== WHAT THE EXERCISE ASKS ==
Below are the records; give again exactly the lines from the one containing "Convert this chart to matplotlib code." through the one containing "plt.rcParams['font.family'] = ['Liberation", leaving out pictures.

== DATA SECTION ==
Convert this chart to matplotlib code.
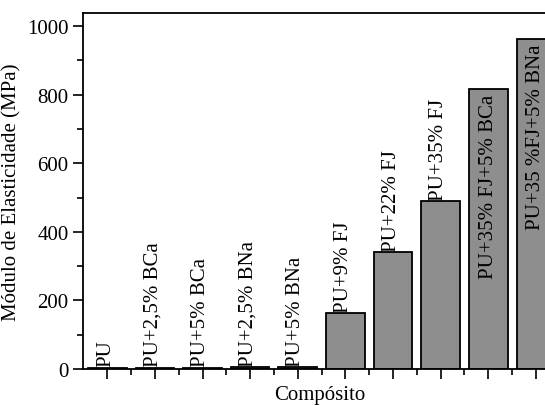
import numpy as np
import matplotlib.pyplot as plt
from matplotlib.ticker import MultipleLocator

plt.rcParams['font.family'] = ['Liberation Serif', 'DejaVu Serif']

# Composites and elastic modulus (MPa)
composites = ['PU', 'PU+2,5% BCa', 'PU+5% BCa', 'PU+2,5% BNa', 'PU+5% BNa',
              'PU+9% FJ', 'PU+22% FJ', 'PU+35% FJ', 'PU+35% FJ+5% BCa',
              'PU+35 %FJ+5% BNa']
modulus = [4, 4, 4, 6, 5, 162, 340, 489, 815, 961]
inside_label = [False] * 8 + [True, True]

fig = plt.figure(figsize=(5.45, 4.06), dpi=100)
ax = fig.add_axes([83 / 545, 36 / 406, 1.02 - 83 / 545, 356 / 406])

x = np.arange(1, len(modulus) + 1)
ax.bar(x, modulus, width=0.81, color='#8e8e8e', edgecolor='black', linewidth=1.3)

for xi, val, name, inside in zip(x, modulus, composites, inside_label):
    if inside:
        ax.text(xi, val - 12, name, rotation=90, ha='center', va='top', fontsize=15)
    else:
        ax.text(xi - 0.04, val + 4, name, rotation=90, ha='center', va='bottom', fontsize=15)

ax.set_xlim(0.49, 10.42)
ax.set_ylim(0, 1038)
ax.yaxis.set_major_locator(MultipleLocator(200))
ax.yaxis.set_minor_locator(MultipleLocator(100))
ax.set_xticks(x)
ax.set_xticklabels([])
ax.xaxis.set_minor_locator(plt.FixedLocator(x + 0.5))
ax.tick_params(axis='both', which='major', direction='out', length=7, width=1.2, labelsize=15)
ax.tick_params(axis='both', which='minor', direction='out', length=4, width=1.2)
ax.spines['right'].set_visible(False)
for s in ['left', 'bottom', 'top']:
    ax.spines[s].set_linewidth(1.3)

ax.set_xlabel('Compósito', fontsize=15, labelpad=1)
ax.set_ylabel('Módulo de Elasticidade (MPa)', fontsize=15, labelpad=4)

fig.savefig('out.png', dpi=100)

--

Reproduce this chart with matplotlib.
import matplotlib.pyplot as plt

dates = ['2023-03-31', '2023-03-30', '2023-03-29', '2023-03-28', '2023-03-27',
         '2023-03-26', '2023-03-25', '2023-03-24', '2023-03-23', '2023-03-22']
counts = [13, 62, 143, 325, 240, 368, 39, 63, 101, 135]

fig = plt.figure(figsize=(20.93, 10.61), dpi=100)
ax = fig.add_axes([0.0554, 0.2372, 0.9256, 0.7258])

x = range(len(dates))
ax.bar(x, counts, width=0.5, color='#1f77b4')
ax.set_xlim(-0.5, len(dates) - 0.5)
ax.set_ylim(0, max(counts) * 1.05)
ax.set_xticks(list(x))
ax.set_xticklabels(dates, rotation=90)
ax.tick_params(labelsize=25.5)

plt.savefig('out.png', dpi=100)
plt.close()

== ANSWER FOR THIS EXERCISE ==
Convert this chart to matplotlib code.
import numpy as np
import matplotlib.pyplot as plt
from matplotlib.ticker import MultipleLocator

plt.rcParams['font.family'] = ['Liberation Serif', 'DejaVu Serif']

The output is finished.